The idea is fairly simple. Having a set of scripts (automated) that can be run to test the system in question. The objective is to test the system before any changes are implemented. The process should set up the files that will be used for testing(see one of my previous blog posts concerning using data for testing), then run the test scripts, and afterwards run the comparison reports and highlight items of concern from the test just executed. All this is done in an automated fashion. Rather simple concept, but one that can be 'processes' changing in a good way.
Well there is more to this. But let me define another term or two first.
IT systems that are down cost money in lost revenue, and good will to the enterprise. As an example, in 2012 Google had an outage.
Google June 2012 down for 10 min.
The ball park figure cost that Google suffered was calculated at about $750,000. And that was for 10 minutes. Now I am not suggesting all downtime costs are that much. It depends on the circumstances, but I am sure no one would like to find out for their own companies.
Another good example of the costs is sited at costs of web down time per industry
This site allows you to calculate the cost of a web site being down per industry/application. Its an eye opener to say the least.
In another 'word', downtime is BAD/EXPENSIVE *Yea I know that is two words*. But joking aside we need to reduce unavailability as much as possible.
PenTesting. Wikipedia link The Information Systems Audit and Control Association(ISACA) defines Penetration Testing as "A test of the effectiveness of security defences through mimicking the actions of real-life attackers."
(For the reader who is more concerned with Privacy/Security, please read on)
So now let's proceed. When an application change happens IT personnel (or a designated organization) tests the changes (IE regression testing). They test the change to see if it works. Now depending on the process that is followed, a user may also test/approve the same series of changes to the application for user approval. Fine, right? Do you notice something missing in the above? In fact, there is more then one item here that needs to be defined/explored.
For many organizations testing to maintain the basic functions within an application does happen in a haphazardly way. Sure the change is tested and to get to the enhancements, some basic functions are tested as well, But, based on my anecdotal experiences, on many occasions, the entire core functions of the changed application are not testing on a consistent bases. A test of the all the basic core functions should also be completely tested whenever there is a change.
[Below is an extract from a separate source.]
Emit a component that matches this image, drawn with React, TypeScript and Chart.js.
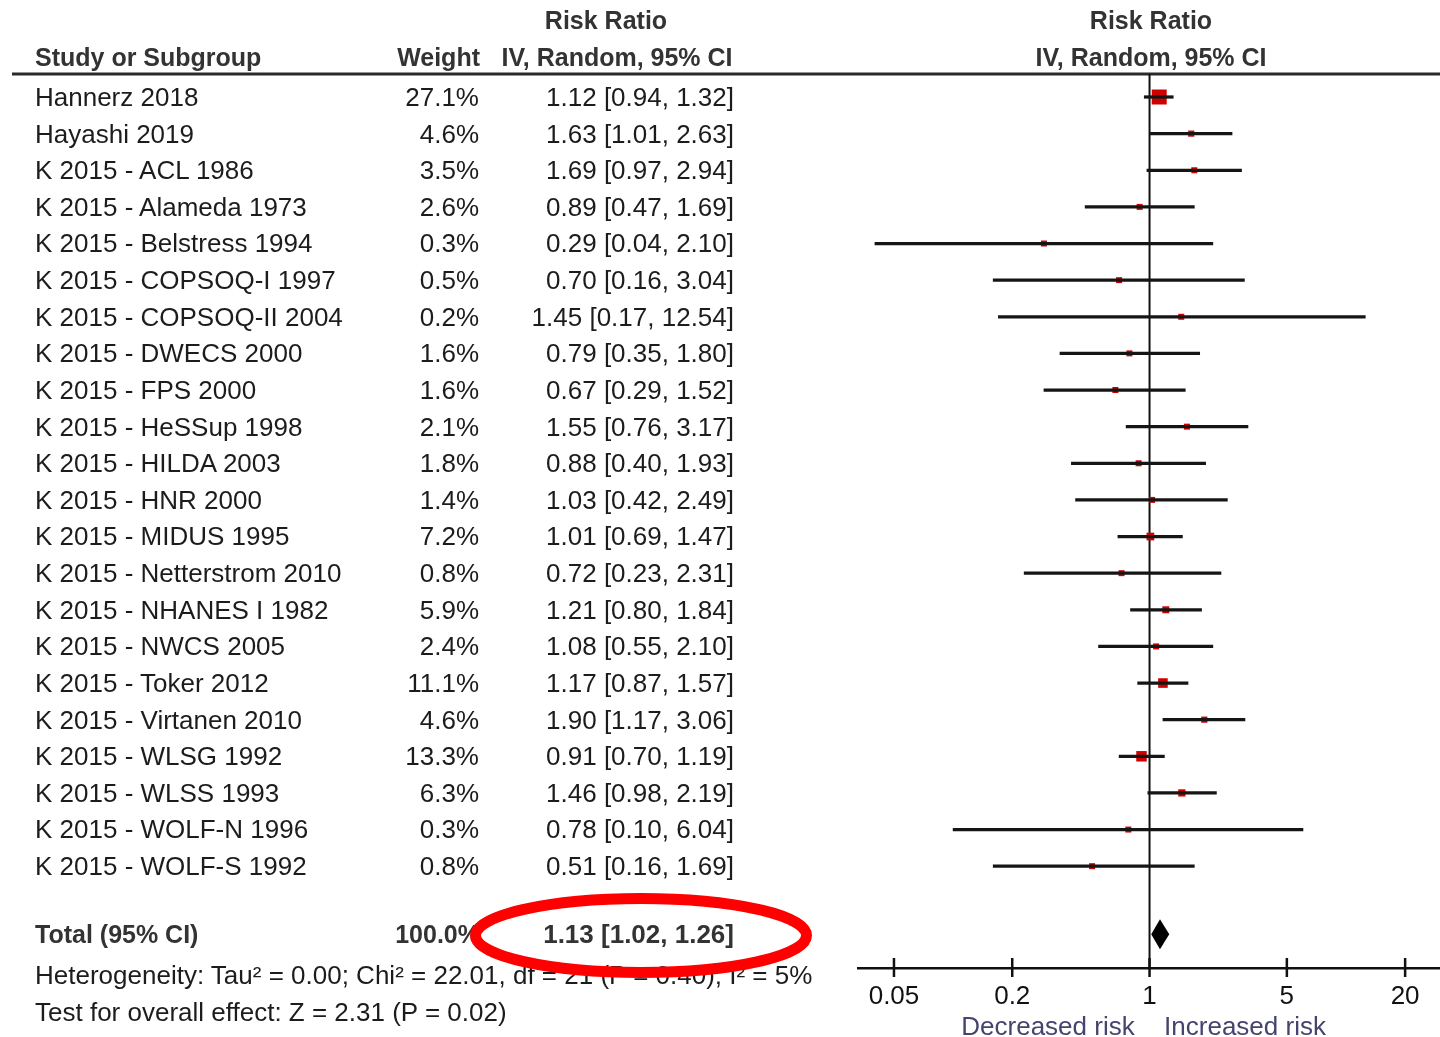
import React, { useEffect, useRef } from "react";
import { Chart, registerables } from "chart.js";

Chart.register(...registerables);

const studies = [
  "Hannerz 2018",
  "Hayashi 2019",
  "K 2015 - ACL 1986",
  "K 2015 - Alameda 1973",
  "K 2015 - Belstress 1994",
  "K 2015 - COPSOQ-I 1997",
  "K 2015 - COPSOQ-II 2004",
  "K 2015 - DWECS 2000",
  "K 2015 - FPS 2000",
  "K 2015 - HeSSup 1998",
  "K 2015 - HILDA 2003",
  "K 2015 - HNR 2000",
  "K 2015 - MIDUS 1995",
  "K 2015 - Netterstrom 2010",
  "K 2015 - NHANES I 1982",
  "K 2015 - NWCS 2005",
  "K 2015 - Toker 2012",
  "K 2015 - Virtanen 2010",
  "K 2015 - WLSG 1992",
  "K 2015 - WLSS 1993",
  "K 2015 - WOLF-N 1996",
  "K 2015 - WOLF-S 1992",
];
const weights = [27.1, 4.6, 3.5, 2.6, 0.3, 0.5, 0.2, 1.6, 1.6, 2.1, 1.8, 1.4, 7.2, 0.8, 5.9, 2.4, 11.1, 4.6, 13.3, 6.3, 0.3, 0.8];
const rr = [1.12, 1.63, 1.69, 0.89, 0.29, 0.7, 1.45, 0.79, 0.67, 1.55, 0.88, 1.03, 1.01, 0.72, 1.21, 1.08, 1.17, 1.9, 0.91, 1.46, 0.78, 0.51];
const lower = [0.94, 1.01, 0.97, 0.47, 0.04, 0.16, 0.17, 0.35, 0.29, 0.76, 0.4, 0.42, 0.69, 0.23, 0.8, 0.55, 0.87, 1.17, 0.7, 0.98, 0.1, 0.16];
const upper = [1.32, 2.63, 2.94, 1.69, 2.1, 3.04, 12.54, 1.8, 1.52, 3.17, 1.93, 2.49, 1.47, 2.31, 1.84, 2.1, 1.57, 3.06, 1.19, 2.19, 6.04, 1.69];
const totalRR = 1.13;
const totalLower = 1.02;
const totalUpper = 1.26;
const totalWeight = "100.0%";
const xTicks = [0.05, 0.2, 1, 5, 20];

const fmt = (v: number) => v.toFixed(2);

const ROW0 = 97;
const ROWH = 36.62;
const TOTAL_ROW = 22.86;
const FONT = '"Liberation Sans", Arial, sans-serif';

const overlayPlugin = {
  id: "forestOverlay",
  beforeDatasetsDraw(chart: any) {
    const { ctx, chartArea, scales } = chart;
    const x = scales.x;
    ctx.save();
    // header rule
    ctx.strokeStyle = "#2a2a2a";
    ctx.lineWidth = 3;
    ctx.beginPath();
    ctx.moveTo(12, chartArea.top);
    ctx.lineTo(chart.width, chartArea.top);
    ctx.stroke();
    // line of no effect
    const x1 = x.getPixelForValue(1);
    ctx.strokeStyle = "#111";
    ctx.lineWidth = 2;
    ctx.beginPath();
    ctx.moveTo(x1, chartArea.top);
    ctx.lineTo(x1, chartArea.bottom);
    ctx.stroke();
    ctx.restore();
  },
  afterDatasetsDraw(chart: any) {
    const { ctx, chartArea, scales } = chart;
    const x = scales.x;
    const y = scales.y;
    ctx.save();
    // axis tick marks crossing the axis
    ctx.strokeStyle = "#111";
    ctx.lineWidth = 2.5;
    xTicks.forEach((v) => {
      const px = x.getPixelForValue(v);
      ctx.beginPath();
      ctx.moveTo(px, chartArea.bottom - 10);
      ctx.lineTo(px, chartArea.bottom + 9);
      ctx.stroke();
    });
    // pooled diamond
    const yc = y.getPixelForValue(TOTAL_ROW);
    const xl = x.getPixelForValue(totalLower);
    const xm = x.getPixelForValue(totalRR);
    const xr = x.getPixelForValue(totalUpper);
    ctx.fillStyle = "#000";
    ctx.beginPath();
    ctx.moveTo(xl, yc);
    ctx.lineTo(xm, yc - 15);
    ctx.lineTo(xr, yc);
    ctx.lineTo(xm, yc + 15);
    ctx.closePath();
    ctx.fill();
    ctx.restore();
  },
};

type TProps = {
  text: string;
  x: number;
  y: number;
  align?: "left" | "right" | "center";
  bold?: boolean;
  size?: number;
  color?: string;
};

function T({ text, x, y, align = "left", bold = false, size = 26, color = "#1c1c1c" }: TProps) {
  const lh = 32;
  const style: React.CSSProperties = {
    position: "absolute",
    top: y - lh / 2,
    height: lh,
    lineHeight: lh + "px",
    fontFamily: FONT,
    fontSize: size,
    fontWeight: bold ? 700 : 400,
    color,
    whiteSpace: "nowrap",
  };
  if (align === "left") style.left = x;
  else if (align === "right") style.right = 1440 - x;
  else {
    style.left = x;
    style.transform = "translateX(-50%)";
  }
  return <div style={style}>{text}</div>;
}

export default function App() {
  const canvasRef = useRef<HTMLCanvasElement | null>(null);

  useEffect(() => {
    document.body.style.margin = "0";
    const canvas = canvasRef.current;
    if (!canvas) return;
    const sides = weights.map((w) => Math.max(6, 15 * Math.sqrt(w / 27.1)));
    const chart = new Chart(canvas, {
      type: "bar",
      data: {
        datasets: [
          {
            type: "bar",
            indexAxis: "y",
            data: studies.map((_, i) => ({ x: [lower[i], upper[i]], y: i })),
            backgroundColor: "#151515",
            borderWidth: 0,
            barThickness: 2.6,
          } as any,
          {
            type: "scatter",
            data: studies.map((_, i) => ({ x: rr[i], y: i })),
            pointStyle: "rect",
            pointRadius: sides.map((s) => s / Math.SQRT2),
            pointHoverRadius: sides.map((s) => s / Math.SQRT2),
            backgroundColor: "#d00000",
            borderWidth: 0,
          } as any,
        ],
      },
      options: {
        animation: false,
        responsive: false,
        maintainAspectRatio: false,
        events: [],
        layout: { autoPadding: false, padding: { left: 858, top: 74, right: 0, bottom: 0 } },
        plugins: { legend: { display: false }, tooltip: { enabled: false } },
        scales: {
          x: {
            type: "logarithmic",
            position: "bottom",
            offset: false,
            min: 0.0328,
            max: 30.1,
            border: { display: true, color: "#111", width: 2.5 },
            grid: { display: false, drawTicks: false, offset: false },
            afterBuildTicks: (s: any) => {
              s.ticks = xTicks.map((v) => ({ value: v }));
            },
            afterFit: (s: any) => {
              s.height = 69;
              s.paddingLeft = 0;
              s.paddingRight = 0;
            },
            ticks: {
              autoSkip: false,
              maxRotation: 0,
              padding: 13,
              color: "#111",
              font: { family: FONT, size: 26 },
              callback: (v: any) => String(v),
            },
          },
          y: {
            type: "linear",
            reverse: true,
            offset: false,
            grid: { offset: false },
            min: -0.628,
            max: 23.78,
            display: false,
          },
        },
      } as any,
      plugins: [overlayPlugin],
    });
    return () => chart.destroy();
  }, []);

  const hdr = "#333";
  return (
    <div style={{ position: "absolute", left: 0, top: 0, width: 1440, height: 1037, background: "#fff", overflow: "hidden" }}>
      <canvas ref={canvasRef} width={1440} height={1037} style={{ position: "absolute", left: 0, top: 0, width: 1440, height: 1037 }} />
      <T text="Risk Ratio" x={606} y={20} align="center" bold size={25} color={hdr} />
      <T text="Study or Subgroup" x={35} y={57} bold size={25} color={hdr} />
      <T text="Weight" x={480} y={57} align="right" bold size={25} color={hdr} />
      <T text="IV, Random, 95% CI" x={617} y={57} align="center" bold size={25} color={hdr} />
      <T text="Risk Ratio" x={1151} y={20} align="center" bold size={25} color={hdr} />
      <T text="IV, Random, 95% CI" x={1151} y={57} align="center" bold size={25} color={hdr} />
      {studies.map((s, i) => {
        const yc = ROW0 + ROWH * i;
        return (
          <React.Fragment key={s}>
            <T text={s} x={35} y={yc} />
            <T text={weights[i].toFixed(1) + "%"} x={479} y={yc} align="right" />
            <T text={`${fmt(rr[i])} [${fmt(lower[i])}, ${fmt(upper[i])}]`} x={734} y={yc} align="right" />
          </React.Fragment>
        );
      })}
      <T text="Total (95% CI)" x={35} y={934} bold size={25} color={hdr} />
      <T text={totalWeight} x={480} y={934} align="right" bold size={25} color={hdr} />
      <T text={`${fmt(totalRR)} [${fmt(totalLower)}, ${fmt(totalUpper)}]`} x={734} y={934} align="right" bold size={26} color={hdr} />
      <T text="Heterogeneity: Tau² = 0.00; Chi² = 22.01, df = 21 (P = 0.40); I² = 5%" x={35} y={975} />
      <T text="Test for overall effect: Z = 2.31 (P = 0.02)" x={35} y={1012} />
      <T text="Decreased risk" x={1048} y={1026} align="center" color="#44446e" />
      <T text="Increased risk" x={1245} y={1026} align="center" color="#44446e" />
      <svg width={1440} height={1037} style={{ position: "absolute", left: 0, top: 0, pointerEvents: "none" }}>
        <ellipse cx={641} cy={935.5} rx={165.5} ry={37} fill="none" stroke="#ff0000" strokeWidth={11} />
      </svg>
    </div>
  );
}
As an example, if the application in question is some public facing web application (a web store as an example), basic function testing should also be done. Test for example, the ability to add/change a Credit card information and make sure that the update still works. Test adding an item to the shopping cart etc.
So if the new function within the application fails, you have verified that the basic core functions, the one you need to keep the doors open, will still operate.
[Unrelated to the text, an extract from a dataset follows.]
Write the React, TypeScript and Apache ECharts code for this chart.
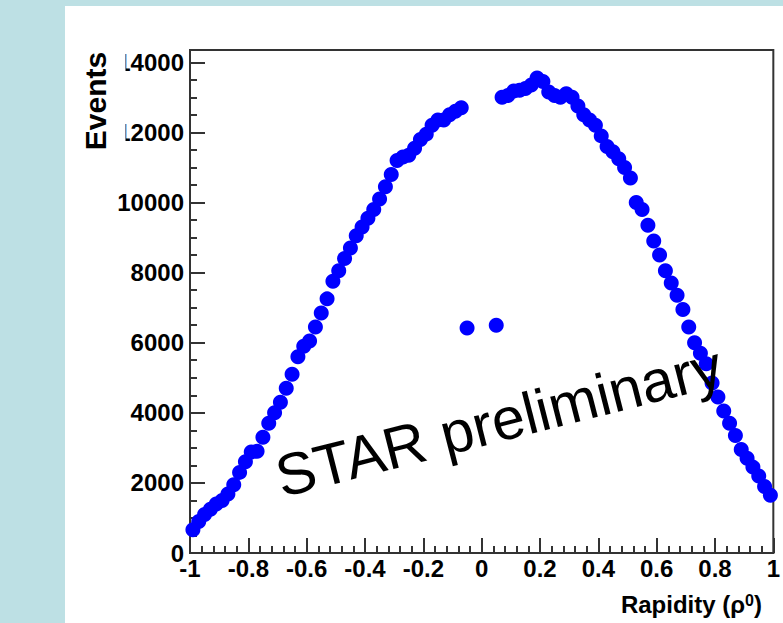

Imagine if an error occurs at your bank, yet the basic functions were tested successfully with the 'improved mobile bank portal' (the change that will be implemented). Then logic would dictate that the basic functions should still work (you can still pay bills) even if the enhancement of the bank's mobile app does not. Corrections can be retested and implemented with minimal cost/embarrassment to the organization.
I am therefore advocating that there should be standard testing scripts that confirm, even with the changes that are going to be implemented, that ALL the core functions still are accessible.
So to implement a process like this, you first need to map out the basic functions that you can not live without. Once that is done and scripts are created, an automated process should be created. When ready, a series of script can be executed with little human intervention. (less change for human error). The 'Best Practice' (there is that phase again) would be something along the lines of submitting the scripts and going home. When you get into the office the following day the results are ready for analysis/correction etc.
This should ensure that at even if the new change fails. You, the customer, can still do business with the organization in question. This is what some people call a ATV (see above). This process can be called your insurance policy.
However, lets' takes this further. Why just test the basic functionality of the application? Should we also test for Security/Privacy issues? Should the company's Privacy/Security office ensure that this type of testing, verification is also included within an ATV and executed whenever anything changes?
A process that includes PenTesting (see above) is something one should consider adding to the above mentioned ATV. With any change there is always a chance that a vulnerability is created that may not have been there before.
Any failure can by it's very nature, cause the potential to expose sensitive information. It can be business secrets, and/or Personnel Identifiable Information (PII) to name but two potential headaches.
There is software in the marketplace that has the capability to engage/test/analyze applications for vulnerabilities. Some of the software I have previously mentioned as well as others which are available with the capabilities needed.
So I suggest that one creates an ATV process that includes the basic functionality of the application/system in question as well as additional testing for security/privacy. All this should be automated so that more extensive testing can be executed as well as reducing the chance for human error.
Privacy officers need to ensure that any changes that are implemented will not cause exposure that may be costly. IT people need to make sure that the basic systems functions still run, no matter what is changed.
Finally, while no one can claim in absolute terms that there will be no issues, following these basic concepts can help reduce the chance that the CIO needs to be called because of an issue.